#### [BRIEF]
Copy the lines below as they are; omit the images they contain.

#### [SUPPLIED MATERIAL]
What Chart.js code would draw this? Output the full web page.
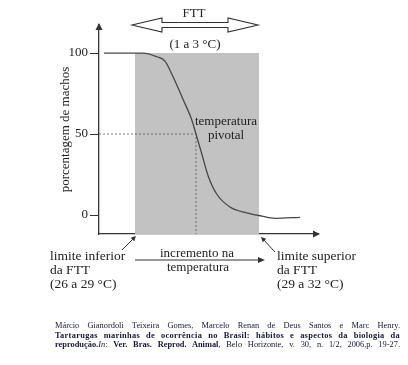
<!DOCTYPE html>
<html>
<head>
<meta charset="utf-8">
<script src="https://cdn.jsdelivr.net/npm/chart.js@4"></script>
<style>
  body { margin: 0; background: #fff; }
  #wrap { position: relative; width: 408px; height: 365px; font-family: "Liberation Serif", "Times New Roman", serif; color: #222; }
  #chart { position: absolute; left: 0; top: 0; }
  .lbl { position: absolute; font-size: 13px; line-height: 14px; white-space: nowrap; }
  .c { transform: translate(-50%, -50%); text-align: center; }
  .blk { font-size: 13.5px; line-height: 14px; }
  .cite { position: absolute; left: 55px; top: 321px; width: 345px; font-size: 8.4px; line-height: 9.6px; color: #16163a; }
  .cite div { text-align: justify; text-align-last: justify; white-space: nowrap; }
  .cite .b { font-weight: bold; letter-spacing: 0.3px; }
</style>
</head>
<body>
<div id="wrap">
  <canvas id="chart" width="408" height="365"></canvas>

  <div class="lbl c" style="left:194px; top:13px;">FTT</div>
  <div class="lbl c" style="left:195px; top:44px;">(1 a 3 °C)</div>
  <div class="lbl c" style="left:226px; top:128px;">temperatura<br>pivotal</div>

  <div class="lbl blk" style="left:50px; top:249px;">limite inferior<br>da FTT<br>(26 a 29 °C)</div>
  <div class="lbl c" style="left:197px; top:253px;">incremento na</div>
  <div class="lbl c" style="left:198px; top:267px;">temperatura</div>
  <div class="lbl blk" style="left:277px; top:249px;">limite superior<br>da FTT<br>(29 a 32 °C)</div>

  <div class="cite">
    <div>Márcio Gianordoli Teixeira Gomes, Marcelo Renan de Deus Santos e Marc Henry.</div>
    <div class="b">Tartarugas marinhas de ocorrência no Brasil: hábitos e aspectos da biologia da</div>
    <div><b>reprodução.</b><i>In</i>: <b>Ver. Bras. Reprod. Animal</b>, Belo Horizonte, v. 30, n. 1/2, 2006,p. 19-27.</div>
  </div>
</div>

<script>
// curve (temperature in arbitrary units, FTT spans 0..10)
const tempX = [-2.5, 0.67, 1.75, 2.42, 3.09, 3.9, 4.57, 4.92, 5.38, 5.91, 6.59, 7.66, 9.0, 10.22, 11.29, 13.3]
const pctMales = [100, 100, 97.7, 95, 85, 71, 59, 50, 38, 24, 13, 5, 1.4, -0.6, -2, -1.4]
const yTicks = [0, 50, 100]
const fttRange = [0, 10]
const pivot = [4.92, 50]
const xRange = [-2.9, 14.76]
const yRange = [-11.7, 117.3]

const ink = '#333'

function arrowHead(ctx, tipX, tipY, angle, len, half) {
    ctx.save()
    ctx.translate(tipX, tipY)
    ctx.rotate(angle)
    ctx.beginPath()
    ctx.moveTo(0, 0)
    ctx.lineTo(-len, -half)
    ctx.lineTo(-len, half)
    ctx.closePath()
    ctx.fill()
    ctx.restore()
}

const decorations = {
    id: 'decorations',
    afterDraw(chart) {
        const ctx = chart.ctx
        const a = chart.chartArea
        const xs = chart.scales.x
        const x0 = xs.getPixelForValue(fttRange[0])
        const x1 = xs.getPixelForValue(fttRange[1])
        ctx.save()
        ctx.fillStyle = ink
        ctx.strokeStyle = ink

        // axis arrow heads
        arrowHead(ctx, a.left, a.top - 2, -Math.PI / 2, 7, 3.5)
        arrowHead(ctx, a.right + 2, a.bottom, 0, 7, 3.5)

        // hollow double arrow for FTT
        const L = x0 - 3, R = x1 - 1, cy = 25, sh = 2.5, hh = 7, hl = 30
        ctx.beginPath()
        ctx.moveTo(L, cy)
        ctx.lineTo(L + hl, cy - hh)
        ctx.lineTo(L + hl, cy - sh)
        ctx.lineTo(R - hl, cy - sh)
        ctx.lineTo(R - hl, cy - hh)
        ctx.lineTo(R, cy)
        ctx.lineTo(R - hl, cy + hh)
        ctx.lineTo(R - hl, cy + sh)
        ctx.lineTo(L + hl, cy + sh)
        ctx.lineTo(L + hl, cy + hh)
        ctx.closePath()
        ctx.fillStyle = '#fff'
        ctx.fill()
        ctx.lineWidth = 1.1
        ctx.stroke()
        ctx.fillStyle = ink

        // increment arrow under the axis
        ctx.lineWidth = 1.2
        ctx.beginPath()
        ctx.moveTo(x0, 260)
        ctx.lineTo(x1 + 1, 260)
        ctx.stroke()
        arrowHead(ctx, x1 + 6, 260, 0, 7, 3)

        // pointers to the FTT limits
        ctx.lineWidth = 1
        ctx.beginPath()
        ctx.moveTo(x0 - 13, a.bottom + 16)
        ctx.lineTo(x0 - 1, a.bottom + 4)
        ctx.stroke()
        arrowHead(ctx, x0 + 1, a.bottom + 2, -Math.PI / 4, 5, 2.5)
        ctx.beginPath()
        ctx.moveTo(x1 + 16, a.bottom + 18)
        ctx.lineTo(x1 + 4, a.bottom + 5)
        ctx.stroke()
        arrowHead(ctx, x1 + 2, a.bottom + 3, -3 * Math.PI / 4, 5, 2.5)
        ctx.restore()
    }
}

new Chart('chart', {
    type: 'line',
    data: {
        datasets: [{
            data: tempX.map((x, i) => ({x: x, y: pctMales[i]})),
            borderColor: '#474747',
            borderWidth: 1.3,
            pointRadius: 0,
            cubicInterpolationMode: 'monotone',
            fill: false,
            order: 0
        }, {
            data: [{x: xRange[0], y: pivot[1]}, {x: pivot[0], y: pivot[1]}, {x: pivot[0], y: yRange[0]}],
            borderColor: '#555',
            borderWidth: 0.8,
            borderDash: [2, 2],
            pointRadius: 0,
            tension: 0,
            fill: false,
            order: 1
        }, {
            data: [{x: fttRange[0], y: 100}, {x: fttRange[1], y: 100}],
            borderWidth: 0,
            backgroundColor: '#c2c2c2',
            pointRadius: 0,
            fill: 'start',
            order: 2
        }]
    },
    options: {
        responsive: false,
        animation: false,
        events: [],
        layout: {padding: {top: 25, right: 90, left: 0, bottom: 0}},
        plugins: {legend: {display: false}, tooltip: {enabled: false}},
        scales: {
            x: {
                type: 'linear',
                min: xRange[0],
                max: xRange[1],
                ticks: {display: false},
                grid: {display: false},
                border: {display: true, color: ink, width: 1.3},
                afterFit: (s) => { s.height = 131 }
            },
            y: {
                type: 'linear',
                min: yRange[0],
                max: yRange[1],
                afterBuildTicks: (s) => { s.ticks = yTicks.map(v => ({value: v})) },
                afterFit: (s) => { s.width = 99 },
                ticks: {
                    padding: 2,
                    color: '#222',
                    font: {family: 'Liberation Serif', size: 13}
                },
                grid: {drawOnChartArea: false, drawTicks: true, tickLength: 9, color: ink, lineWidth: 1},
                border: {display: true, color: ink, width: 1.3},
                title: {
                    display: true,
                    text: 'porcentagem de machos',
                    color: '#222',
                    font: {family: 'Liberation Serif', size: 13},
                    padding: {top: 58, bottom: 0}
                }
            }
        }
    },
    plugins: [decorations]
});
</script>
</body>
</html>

#### [THE RESULT]
What Chart.js code would draw this? Output the full web page.
<!DOCTYPE html>
<html>
<head>
<meta charset="utf-8">
<script src="https://cdn.jsdelivr.net/npm/chart.js@4"></script>
<style>
  body { margin: 0; background: #fff; }
  #wrap { position: relative; width: 408px; height: 365px; font-family: "Liberation Serif", "Times New Roman", serif; color: #222; }
  #chart { position: absolute; left: 0; top: 0; }
  .lbl { position: absolute; font-size: 13px; line-height: 14px; white-space: nowrap; }
  .c { transform: translate(-50%, -50%); text-align: center; }
  .blk { font-size: 13.5px; line-height: 14px; }
  .cite { position: absolute; left: 55px; top: 321px; width: 345px; font-size: 8.4px; line-height: 9.6px; color: #16163a; }
  .cite div { text-align: justify; text-align-last: justify; white-space: nowrap; }
  .cite .b { font-weight: bold; letter-spacing: 0.3px; }
</style>
</head>
<body>
<div id="wrap">
  <canvas id="chart" width="408" height="365"></canvas>

  <div class="lbl c" style="left:194px; top:13px;">FTT</div>
  <div class="lbl c" style="left:195px; top:44px;">(1 a 3 °C)</div>
  <div class="lbl c" style="left:226px; top:128px;">temperatura<br>pivotal</div>

  <div class="lbl blk" style="left:50px; top:249px;">limite inferior<br>da FTT<br>(26 a 29 °C)</div>
  <div class="lbl c" style="left:197px; top:253px;">incremento na</div>
  <div class="lbl c" style="left:198px; top:267px;">temperatura</div>
  <div class="lbl blk" style="left:277px; top:249px;">limite superior<br>da FTT<br>(29 a 32 °C)</div>

  <div class="cite">
    <div>Márcio Gianordoli Teixeira Gomes, Marcelo Renan de Deus Santos e Marc Henry.</div>
    <div class="b">Tartarugas marinhas de ocorrência no Brasil: hábitos e aspectos da biologia da</div>
    <div><b>reprodução.</b><i>In</i>: <b>Ver. Bras. Reprod. Animal</b>, Belo Horizonte, v. 30, n. 1/2, 2006,p. 19-27.</div>
  </div>
</div>

<script>
// curve (temperature in arbitrary units, FTT spans 0..10)
const tempX = [-2.5, 0.67, 1.75, 2.42, 3.09, 3.9, 4.57, 4.92, 5.38, 5.91, 6.59, 7.66, 9.0, 10.22, 11.29, 13.3]
const pctMales = [100, 100, 97.7, 95, 85, 71, 59, 50, 38, 24, 13, 5, 1.4, -0.6, -2, -1.4]
const yTicks = [0, 50, 100]
const fttRange = [0, 10]
const pivot = [4.92, 50]
const xRange = [-2.9, 14.76]
const yRange = [-11.7, 117.3]

const ink = '#333'

function arrowHead(ctx, tipX, tipY, angle, len, half) {
    ctx.save()
    ctx.translate(tipX, tipY)
    ctx.rotate(angle)
    ctx.beginPath()
    ctx.moveTo(0, 0)
    ctx.lineTo(-len, -half)
    ctx.lineTo(-len, half)
    ctx.closePath()
    ctx.fill()
    ctx.restore()
}

const decorations = {
    id: 'decorations',
    afterDraw(chart) {
        const ctx = chart.ctx
        const a = chart.chartArea
        const xs = chart.scales.x
        const x0 = xs.getPixelForValue(fttRange[0])
        const x1 = xs.getPixelForValue(fttRange[1])
        ctx.save()
        ctx.fillStyle = ink
        ctx.strokeStyle = ink

        // axis arrow heads
        arrowHead(ctx, a.left, a.top - 2, -Math.PI / 2, 7, 3.5)
        arrowHead(ctx, a.right + 2, a.bottom, 0, 7, 3.5)

        // hollow double arrow for FTT
        const L = x0 - 3, R = x1 - 1, cy = 25, sh = 2.5, hh = 7, hl = 30
        ctx.beginPath()
        ctx.moveTo(L, cy)
        ctx.lineTo(L + hl, cy - hh)
        ctx.lineTo(L + hl, cy - sh)
        ctx.lineTo(R - hl, cy - sh)
        ctx.lineTo(R - hl, cy - hh)
        ctx.lineTo(R, cy)
        ctx.lineTo(R - hl, cy + hh)
        ctx.lineTo(R - hl, cy + sh)
        ctx.lineTo(L + hl, cy + sh)
        ctx.lineTo(L + hl, cy + hh)
        ctx.closePath()
        ctx.fillStyle = '#fff'
        ctx.fill()
        ctx.lineWidth = 1.1
        ctx.stroke()
        ctx.fillStyle = ink

        // increment arrow under the axis
        ctx.lineWidth = 1.2
        ctx.beginPath()
        ctx.moveTo(x0, 260)
        ctx.lineTo(x1 + 1, 260)
        ctx.stroke()
        arrowHead(ctx, x1 + 6, 260, 0, 7, 3)

        // pointers to the FTT limits
        ctx.lineWidth = 1
        ctx.beginPath()
        ctx.moveTo(x0 - 13, a.bottom + 16)
        ctx.lineTo(x0 - 1, a.bottom + 4)
        ctx.stroke()
        arrowHead(ctx, x0 + 1, a.bottom + 2, -Math.PI / 4, 5, 2.5)
        ctx.beginPath()
        ctx.moveTo(x1 + 16, a.bottom + 18)
        ctx.lineTo(x1 + 4, a.bottom + 5)
        ctx.stroke()
        arrowHead(ctx, x1 + 2, a.bottom + 3, -3 * Math.PI / 4, 5, 2.5)
        ctx.restore()
    }
}

new Chart('chart', {
    type: 'line',
    data: {
        datasets: [{
            data: tempX.map((x, i) => ({x: x, y: pctMales[i]})),
            borderColor: '#474747',
            borderWidth: 1.3,
            pointRadius: 0,
            cubicInterpolationMode: 'monotone',
            fill: false,
            order: 0
        }, {
            data: [{x: xRange[0], y: pivot[1]}, {x: pivot[0], y: pivot[1]}, {x: pivot[0], y: yRange[0]}],
            borderColor: '#555',
            borderWidth: 0.8,
            borderDash: [2, 2],
            pointRadius: 0,
            tension: 0,
            fill: false,
            order: 1
        }, {
            data: [{x: fttRange[0], y: 100}, {x: fttRange[1], y: 100}],
            borderWidth: 0,
            backgroundColor: '#c2c2c2',
            pointRadius: 0,
            fill: 'start',
            order: 2
        }]
    },
    options: {
        responsive: false,
        animation: false,
        events: [],
        layout: {padding: {top: 25, right: 90, left: 0, bottom: 0}},
        plugins: {legend: {display: false}, tooltip: {enabled: false}},
        scales: {
            x: {
                type: 'linear',
                min: xRange[0],
                max: xRange[1],
                ticks: {display: false},
                grid: {display: false},
                border: {display: true, color: ink, width: 1.3},
                afterFit: (s) => { s.height = 131 }
            },
            y: {
                type: 'linear',
                min: yRange[0],
                max: yRange[1],
                afterBuildTicks: (s) => { s.ticks = yTicks.map(v => ({value: v})) },
                afterFit: (s) => { s.width = 99 },
                ticks: {
                    padding: 2,
                    color: '#222',
                    font: {family: 'Liberation Serif', size: 13}
                },
                grid: {drawOnChartArea: false, drawTicks: true, tickLength: 9, color: ink, lineWidth: 1},
                border: {display: true, color: ink, width: 1.3},
                title: {
                    display: true,
                    text: 'porcentagem de machos',
                    color: '#222',
                    font: {family: 'Liberation Serif', size: 13},
                    padding: {top: 58, bottom: 0}
                }
            }
        }
    },
    plugins: [decorations]
});
</script>
</body>
</html>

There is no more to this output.